Chef de cuisine Drue Kennedy explains his Italian take on turkey: "We're not a traditional American restaurant, but I wanted to use turkey and those traditional flavors." Kennedy braises the turkey in chicken stock with vegetables, garlic and sage, then pulls the meat off the bones and uses the braising liquid as a broth for the pasta. As for the wine pairing, Kennedy says that "poultry and Barbera always seem to work well, because the fruitiness of the Barbera pulls out the sweetness of the poultry."
The Wine Cask in Santa Barbera, Calif., offers four courses of food and wine pairings ($110; $75 without wine), such as horseradish-crusted prime rib with mushroom risotto and Robert Michel Cornas Cuvée des Côteaux 2000, or smoked pork loin, potato gratin and Calvados sauce with Schönleber Riesling Spätlese Monzinger Halenberg 2002.

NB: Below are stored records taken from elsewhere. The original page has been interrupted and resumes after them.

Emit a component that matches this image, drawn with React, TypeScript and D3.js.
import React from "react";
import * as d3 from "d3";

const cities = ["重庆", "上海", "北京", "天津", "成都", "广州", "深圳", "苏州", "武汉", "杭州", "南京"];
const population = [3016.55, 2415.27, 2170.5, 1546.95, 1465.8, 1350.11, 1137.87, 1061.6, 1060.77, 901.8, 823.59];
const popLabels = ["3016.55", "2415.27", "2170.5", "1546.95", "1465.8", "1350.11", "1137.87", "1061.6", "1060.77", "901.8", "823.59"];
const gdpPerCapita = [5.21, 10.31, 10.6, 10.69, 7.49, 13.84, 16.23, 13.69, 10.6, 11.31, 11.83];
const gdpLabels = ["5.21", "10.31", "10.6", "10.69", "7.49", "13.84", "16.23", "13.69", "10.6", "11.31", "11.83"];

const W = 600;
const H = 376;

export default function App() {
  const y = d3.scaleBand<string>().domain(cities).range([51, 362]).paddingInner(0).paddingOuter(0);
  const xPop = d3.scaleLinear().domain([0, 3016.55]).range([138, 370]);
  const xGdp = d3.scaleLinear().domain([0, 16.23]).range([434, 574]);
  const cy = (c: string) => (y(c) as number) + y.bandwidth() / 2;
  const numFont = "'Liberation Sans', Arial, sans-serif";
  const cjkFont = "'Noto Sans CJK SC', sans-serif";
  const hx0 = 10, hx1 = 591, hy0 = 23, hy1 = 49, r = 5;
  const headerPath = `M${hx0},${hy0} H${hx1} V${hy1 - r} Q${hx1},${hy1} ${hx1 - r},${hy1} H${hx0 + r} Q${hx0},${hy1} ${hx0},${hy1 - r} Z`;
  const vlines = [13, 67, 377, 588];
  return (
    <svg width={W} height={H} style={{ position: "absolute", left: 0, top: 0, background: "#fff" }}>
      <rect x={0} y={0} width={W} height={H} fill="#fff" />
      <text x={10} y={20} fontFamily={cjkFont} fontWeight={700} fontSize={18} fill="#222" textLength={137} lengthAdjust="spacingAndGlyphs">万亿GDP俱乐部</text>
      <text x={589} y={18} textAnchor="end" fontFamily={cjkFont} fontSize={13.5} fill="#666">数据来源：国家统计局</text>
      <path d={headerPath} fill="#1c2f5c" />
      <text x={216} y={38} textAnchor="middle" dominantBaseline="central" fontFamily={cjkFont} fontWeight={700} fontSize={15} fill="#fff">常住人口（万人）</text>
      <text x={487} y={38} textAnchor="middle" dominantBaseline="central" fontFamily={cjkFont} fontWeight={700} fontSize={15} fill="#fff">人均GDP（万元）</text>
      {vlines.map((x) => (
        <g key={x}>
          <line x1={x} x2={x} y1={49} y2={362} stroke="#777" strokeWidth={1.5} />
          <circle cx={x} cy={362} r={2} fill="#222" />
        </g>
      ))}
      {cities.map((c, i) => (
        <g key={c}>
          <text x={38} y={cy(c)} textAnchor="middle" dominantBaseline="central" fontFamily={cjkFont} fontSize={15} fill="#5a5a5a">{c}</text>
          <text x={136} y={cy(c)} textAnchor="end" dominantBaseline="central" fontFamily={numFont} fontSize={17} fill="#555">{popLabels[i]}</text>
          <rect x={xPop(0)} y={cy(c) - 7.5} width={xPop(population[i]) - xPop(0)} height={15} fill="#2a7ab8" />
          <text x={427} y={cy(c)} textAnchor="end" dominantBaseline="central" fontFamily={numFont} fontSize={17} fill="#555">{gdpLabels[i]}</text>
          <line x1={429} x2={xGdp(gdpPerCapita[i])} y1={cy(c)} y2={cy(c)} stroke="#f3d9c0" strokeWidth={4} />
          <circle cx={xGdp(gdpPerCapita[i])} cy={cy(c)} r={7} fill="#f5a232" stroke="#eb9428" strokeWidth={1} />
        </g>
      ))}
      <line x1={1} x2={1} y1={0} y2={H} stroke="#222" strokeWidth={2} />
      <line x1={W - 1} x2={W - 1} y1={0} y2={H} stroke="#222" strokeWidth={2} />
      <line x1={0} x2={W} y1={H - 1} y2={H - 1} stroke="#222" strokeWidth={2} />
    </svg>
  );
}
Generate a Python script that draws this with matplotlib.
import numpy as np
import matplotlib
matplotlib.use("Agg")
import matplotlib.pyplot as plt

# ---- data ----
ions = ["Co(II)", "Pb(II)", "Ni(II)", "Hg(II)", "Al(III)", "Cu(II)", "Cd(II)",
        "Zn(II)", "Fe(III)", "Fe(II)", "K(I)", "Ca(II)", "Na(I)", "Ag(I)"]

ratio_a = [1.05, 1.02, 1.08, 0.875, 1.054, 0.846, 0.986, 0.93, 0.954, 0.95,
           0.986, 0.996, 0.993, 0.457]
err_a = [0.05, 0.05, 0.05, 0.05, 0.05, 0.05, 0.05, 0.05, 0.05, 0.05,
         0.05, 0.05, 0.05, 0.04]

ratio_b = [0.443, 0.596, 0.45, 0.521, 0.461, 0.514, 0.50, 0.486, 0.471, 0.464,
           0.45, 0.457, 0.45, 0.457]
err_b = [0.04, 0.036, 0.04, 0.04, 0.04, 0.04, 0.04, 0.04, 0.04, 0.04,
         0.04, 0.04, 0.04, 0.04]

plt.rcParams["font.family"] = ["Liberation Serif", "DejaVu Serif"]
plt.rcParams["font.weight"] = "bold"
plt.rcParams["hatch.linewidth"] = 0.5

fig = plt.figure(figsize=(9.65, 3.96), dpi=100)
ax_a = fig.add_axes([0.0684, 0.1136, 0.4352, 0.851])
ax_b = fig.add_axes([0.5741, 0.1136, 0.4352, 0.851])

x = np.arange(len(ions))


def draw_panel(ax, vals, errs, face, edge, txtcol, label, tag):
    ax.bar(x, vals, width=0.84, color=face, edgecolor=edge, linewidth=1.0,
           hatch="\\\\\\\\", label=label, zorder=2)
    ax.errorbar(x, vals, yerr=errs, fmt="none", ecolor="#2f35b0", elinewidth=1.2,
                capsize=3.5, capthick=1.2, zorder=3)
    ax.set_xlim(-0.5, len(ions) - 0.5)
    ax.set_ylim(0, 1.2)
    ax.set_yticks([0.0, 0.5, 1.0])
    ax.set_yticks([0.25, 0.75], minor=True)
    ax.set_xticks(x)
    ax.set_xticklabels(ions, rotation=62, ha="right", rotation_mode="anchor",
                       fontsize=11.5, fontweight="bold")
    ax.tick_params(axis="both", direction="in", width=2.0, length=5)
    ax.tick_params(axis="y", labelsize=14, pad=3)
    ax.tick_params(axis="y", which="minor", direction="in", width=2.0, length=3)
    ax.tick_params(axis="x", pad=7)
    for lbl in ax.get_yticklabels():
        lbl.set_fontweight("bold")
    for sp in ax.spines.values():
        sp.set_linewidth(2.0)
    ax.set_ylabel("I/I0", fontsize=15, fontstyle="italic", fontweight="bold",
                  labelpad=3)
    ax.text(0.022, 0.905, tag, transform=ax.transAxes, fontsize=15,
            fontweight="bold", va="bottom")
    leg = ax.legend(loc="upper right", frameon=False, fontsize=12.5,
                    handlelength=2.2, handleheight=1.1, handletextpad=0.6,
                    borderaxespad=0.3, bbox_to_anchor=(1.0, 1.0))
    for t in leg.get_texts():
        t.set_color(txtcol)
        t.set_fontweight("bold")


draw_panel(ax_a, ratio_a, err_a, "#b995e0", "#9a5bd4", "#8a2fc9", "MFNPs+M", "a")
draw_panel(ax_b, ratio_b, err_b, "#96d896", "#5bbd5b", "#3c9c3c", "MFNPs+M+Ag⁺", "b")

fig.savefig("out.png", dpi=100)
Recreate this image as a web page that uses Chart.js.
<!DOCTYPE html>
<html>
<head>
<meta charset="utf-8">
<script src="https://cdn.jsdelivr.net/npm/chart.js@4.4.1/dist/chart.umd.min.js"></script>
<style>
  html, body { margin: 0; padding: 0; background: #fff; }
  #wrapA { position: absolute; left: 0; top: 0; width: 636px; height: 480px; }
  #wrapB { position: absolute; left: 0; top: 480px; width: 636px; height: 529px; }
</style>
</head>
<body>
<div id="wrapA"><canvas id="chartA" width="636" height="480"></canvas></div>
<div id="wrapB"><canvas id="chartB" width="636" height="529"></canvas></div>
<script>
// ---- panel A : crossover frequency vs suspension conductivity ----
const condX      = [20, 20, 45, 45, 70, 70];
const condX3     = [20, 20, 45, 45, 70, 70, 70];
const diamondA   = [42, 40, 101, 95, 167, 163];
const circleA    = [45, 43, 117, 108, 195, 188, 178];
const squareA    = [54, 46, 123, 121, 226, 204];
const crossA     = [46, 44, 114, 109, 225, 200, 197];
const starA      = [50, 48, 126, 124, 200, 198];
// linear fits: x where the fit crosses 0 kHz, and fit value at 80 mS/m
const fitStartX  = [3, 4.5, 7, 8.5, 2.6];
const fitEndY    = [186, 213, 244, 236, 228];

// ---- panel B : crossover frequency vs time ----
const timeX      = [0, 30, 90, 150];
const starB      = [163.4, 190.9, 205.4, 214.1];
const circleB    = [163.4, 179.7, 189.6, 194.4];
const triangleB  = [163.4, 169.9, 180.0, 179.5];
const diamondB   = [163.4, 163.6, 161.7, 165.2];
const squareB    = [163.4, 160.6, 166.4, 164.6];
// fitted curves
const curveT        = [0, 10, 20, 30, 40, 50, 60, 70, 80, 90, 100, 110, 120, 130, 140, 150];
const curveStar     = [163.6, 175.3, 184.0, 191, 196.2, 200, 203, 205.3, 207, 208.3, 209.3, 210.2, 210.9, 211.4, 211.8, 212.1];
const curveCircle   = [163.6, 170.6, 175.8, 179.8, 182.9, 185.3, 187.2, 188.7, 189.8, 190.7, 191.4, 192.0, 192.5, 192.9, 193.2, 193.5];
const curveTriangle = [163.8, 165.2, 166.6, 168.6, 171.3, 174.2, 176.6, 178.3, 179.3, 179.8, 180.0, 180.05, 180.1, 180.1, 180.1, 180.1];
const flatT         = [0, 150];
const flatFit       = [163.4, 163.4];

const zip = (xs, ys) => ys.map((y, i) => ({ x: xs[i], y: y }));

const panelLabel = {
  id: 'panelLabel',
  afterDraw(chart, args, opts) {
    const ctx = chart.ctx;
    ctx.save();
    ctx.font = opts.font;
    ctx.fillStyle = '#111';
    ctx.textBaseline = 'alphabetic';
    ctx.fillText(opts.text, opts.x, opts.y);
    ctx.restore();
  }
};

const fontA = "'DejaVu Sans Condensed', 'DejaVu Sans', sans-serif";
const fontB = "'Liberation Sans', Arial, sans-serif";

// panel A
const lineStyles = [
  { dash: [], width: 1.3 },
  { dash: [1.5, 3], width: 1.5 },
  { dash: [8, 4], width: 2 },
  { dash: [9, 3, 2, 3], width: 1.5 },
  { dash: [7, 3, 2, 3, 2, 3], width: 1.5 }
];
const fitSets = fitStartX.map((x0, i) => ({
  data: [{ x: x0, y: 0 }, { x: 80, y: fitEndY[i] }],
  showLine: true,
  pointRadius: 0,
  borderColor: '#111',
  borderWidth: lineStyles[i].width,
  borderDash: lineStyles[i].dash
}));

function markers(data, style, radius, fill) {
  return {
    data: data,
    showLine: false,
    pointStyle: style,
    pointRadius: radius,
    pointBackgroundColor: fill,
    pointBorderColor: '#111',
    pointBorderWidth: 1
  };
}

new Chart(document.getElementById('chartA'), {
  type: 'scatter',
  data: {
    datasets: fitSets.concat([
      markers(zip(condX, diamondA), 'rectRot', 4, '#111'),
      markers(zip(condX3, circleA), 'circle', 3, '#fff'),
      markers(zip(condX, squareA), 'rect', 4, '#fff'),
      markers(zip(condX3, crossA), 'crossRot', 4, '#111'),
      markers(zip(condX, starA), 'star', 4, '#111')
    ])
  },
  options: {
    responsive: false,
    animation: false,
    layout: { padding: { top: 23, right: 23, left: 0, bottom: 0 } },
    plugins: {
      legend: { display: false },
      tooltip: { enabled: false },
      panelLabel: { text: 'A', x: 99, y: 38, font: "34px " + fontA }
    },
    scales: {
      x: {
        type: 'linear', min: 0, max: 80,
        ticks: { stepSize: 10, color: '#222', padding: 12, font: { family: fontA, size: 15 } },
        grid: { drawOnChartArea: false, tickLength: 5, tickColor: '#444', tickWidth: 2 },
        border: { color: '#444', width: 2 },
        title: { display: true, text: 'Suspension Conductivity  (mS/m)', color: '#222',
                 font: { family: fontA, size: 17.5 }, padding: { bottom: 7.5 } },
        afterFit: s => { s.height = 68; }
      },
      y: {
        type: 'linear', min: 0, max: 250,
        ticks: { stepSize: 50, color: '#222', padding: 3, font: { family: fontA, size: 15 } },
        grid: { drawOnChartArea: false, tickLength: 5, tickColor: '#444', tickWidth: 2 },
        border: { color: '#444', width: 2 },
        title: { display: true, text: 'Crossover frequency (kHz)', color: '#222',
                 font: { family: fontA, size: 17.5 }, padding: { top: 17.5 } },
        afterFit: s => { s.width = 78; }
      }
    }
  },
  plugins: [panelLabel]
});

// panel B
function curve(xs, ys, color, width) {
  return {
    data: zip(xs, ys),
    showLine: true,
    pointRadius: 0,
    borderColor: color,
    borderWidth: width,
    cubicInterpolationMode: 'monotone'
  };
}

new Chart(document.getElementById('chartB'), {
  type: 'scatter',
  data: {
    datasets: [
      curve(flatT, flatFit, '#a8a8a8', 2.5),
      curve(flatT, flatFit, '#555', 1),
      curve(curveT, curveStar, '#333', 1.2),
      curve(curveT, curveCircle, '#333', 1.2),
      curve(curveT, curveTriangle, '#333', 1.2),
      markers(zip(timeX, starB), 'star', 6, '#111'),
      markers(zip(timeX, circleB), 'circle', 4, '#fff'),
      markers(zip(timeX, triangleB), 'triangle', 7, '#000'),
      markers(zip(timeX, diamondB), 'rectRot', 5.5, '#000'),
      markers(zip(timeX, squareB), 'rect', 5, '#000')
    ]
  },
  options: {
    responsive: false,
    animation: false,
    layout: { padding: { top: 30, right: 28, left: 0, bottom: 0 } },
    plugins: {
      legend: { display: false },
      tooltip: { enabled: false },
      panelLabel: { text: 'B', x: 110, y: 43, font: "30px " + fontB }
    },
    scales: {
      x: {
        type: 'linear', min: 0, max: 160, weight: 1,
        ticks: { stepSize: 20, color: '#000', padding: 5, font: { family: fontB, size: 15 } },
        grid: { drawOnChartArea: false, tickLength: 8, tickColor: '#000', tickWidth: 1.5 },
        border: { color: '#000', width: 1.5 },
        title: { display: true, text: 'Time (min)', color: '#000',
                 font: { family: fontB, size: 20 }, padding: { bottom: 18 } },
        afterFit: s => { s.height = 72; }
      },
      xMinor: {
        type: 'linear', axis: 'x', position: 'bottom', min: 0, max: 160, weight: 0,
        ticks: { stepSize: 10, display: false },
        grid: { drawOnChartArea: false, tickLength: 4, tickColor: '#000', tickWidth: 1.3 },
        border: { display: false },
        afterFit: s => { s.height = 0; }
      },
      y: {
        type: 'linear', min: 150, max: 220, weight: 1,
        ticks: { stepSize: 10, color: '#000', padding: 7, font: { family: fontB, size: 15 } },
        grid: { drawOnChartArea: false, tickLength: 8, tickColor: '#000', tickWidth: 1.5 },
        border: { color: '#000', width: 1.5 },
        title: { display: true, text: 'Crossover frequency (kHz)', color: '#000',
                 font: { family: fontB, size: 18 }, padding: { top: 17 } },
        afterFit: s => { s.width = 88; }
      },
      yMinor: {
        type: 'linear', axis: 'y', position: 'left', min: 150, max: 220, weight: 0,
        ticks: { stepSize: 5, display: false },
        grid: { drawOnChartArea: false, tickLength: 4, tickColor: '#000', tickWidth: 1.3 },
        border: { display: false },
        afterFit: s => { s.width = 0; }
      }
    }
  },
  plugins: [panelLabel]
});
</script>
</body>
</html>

New Yorkers looking for a weekend respite might escape to Crabtree's Kittle House inn and restaurant in Chappaqua, N.Y., where a four-course meal ($60) can be matched with one of six featured Thanksgiving wines. Entrées like herb-roasted swordfish -- try it with the Villa Maria Riesling Marlborough Private Bin 2002 ($32) -- come complete with all the traditional fixings, such as whipped potatoes, creamed pearl onions and cranberry relish.
Reservations are recommended, as most of these restaurants are filling up fast. Unfortunately, none of them are likely to furnish you with a TV and couch for post-feast football and napping, but newcomers to dining out on Thanksgiving will soon appreciate another advantage of not eating at home: No one will make you do the dishes.